* AVAILABLE DATA
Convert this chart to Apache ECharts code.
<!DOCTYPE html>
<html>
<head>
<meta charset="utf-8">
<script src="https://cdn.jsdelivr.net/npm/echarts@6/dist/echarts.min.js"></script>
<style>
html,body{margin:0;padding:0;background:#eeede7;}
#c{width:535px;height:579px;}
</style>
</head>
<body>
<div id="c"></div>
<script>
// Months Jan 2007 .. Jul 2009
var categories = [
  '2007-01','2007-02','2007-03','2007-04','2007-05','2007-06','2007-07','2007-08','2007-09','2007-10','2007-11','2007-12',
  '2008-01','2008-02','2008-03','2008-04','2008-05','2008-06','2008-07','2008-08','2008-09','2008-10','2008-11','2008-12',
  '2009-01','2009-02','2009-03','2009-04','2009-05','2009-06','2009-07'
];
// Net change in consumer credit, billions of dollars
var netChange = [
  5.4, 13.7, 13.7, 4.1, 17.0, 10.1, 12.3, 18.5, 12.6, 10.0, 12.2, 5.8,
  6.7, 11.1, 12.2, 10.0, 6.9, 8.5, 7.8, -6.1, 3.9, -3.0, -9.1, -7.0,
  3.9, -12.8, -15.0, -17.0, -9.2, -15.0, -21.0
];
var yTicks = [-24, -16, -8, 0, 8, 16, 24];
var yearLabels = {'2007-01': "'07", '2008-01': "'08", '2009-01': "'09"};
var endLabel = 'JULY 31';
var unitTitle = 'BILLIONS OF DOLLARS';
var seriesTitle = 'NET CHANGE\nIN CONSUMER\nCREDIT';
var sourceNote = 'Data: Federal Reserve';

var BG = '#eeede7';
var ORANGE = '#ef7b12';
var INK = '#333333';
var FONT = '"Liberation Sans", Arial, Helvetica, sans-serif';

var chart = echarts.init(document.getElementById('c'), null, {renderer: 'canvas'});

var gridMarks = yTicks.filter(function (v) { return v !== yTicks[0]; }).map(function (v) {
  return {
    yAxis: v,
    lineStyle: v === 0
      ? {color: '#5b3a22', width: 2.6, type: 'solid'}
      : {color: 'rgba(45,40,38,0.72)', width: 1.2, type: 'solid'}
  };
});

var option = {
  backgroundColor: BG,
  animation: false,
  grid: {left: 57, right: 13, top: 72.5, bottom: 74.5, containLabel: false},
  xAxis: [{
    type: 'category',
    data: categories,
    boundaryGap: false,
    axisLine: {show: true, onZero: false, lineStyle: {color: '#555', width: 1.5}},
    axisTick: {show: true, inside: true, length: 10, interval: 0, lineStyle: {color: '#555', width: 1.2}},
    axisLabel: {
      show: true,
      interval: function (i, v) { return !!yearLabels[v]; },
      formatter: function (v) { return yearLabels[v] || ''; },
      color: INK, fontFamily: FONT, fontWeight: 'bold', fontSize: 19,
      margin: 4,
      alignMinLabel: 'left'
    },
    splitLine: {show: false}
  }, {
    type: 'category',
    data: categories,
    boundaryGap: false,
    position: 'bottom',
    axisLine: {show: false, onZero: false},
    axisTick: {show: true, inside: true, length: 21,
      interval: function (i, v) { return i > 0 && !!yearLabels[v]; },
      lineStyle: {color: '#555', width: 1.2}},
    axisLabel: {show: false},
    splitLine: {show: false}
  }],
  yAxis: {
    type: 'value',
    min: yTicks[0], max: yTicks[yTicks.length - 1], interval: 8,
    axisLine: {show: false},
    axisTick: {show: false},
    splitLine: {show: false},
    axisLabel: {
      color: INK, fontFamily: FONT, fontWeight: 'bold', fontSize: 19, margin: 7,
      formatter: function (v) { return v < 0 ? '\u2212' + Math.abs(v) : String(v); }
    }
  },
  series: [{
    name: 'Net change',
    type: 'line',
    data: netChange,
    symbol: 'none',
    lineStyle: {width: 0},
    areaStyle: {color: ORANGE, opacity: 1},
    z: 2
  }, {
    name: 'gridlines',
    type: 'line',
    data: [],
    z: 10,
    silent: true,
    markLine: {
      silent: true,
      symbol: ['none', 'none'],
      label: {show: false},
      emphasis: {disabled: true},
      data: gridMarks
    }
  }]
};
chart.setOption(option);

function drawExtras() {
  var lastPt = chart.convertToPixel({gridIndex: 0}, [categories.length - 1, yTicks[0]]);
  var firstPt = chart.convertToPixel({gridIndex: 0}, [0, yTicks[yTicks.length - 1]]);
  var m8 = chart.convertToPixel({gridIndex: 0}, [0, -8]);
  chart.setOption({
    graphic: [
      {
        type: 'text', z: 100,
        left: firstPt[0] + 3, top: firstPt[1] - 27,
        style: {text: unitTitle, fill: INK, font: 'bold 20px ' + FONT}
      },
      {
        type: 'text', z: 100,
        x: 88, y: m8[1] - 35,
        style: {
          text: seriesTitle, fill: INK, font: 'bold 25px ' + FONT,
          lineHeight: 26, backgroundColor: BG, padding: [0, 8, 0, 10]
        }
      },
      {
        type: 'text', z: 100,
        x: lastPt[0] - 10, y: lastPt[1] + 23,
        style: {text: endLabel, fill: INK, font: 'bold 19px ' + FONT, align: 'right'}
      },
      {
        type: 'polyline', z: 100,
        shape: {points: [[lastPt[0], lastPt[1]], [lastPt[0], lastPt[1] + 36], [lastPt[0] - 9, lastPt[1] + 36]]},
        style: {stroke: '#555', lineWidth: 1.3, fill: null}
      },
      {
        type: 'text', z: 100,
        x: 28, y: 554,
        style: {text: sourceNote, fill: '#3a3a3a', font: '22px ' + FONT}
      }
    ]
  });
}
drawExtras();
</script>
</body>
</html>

* * *

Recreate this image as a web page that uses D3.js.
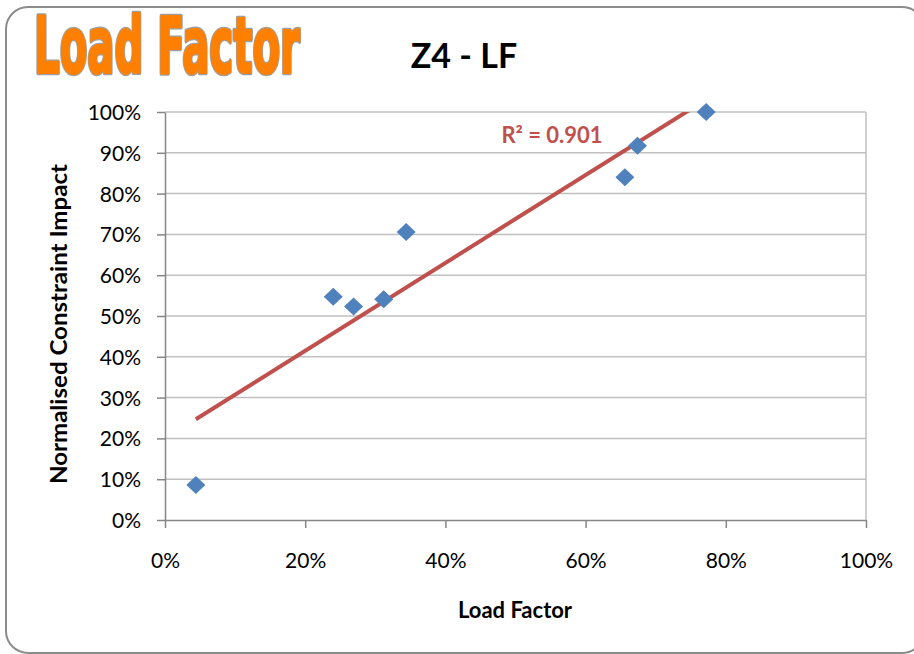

==

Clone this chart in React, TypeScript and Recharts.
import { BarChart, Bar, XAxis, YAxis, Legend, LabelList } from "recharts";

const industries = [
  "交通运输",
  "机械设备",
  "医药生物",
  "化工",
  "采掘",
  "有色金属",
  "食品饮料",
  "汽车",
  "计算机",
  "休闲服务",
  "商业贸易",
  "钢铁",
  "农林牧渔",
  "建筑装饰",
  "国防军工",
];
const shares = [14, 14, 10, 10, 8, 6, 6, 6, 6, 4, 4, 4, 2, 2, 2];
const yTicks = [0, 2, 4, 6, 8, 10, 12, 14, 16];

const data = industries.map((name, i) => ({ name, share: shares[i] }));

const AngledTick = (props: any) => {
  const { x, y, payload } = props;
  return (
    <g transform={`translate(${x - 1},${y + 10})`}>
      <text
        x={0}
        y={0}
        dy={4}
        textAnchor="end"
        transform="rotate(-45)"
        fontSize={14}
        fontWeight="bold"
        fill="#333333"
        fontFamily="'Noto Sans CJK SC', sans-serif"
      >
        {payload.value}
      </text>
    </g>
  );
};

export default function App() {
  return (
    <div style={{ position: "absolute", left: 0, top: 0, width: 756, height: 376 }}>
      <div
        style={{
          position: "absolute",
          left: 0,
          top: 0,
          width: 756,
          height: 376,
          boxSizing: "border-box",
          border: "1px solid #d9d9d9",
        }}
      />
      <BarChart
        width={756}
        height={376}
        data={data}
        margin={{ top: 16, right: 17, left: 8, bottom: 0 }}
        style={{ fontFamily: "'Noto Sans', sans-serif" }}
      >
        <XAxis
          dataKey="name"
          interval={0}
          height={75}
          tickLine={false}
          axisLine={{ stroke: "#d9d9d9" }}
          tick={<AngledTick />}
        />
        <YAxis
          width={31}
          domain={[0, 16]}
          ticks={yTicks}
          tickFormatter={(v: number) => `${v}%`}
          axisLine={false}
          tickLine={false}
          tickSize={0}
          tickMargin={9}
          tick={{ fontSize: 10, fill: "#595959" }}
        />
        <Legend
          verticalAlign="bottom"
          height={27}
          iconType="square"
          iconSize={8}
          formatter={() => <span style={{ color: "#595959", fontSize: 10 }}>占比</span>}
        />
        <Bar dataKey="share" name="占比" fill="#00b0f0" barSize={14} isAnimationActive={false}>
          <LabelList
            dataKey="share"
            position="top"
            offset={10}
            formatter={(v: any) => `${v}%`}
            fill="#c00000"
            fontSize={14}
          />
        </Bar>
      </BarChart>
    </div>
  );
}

* TASK DESCRIPTION
This exercise asks for the lines from the line with "Clone this chart" to the line with "const data = industries.map((name, i)", both lines included, set down exactly and with nothing else.

* WRITTEN RESPONSE
Clone this chart in React, TypeScript and Recharts.
import { BarChart, Bar, XAxis, YAxis, Legend, LabelList } from "recharts";

const industries = [
  "交通运输",
  "机械设备",
  "医药生物",
  "化工",
  "采掘",
  "有色金属",
  "食品饮料",
  "汽车",
  "计算机",
  "休闲服务",
  "商业贸易",
  "钢铁",
  "农林牧渔",
  "建筑装饰",
  "国防军工",
];
const shares = [14, 14, 10, 10, 8, 6, 6, 6, 6, 4, 4, 4, 2, 2, 2];
const yTicks = [0, 2, 4, 6, 8, 10, 12, 14, 16];

const data = industries.map((name, i) => ({ name, share: shares[i] }));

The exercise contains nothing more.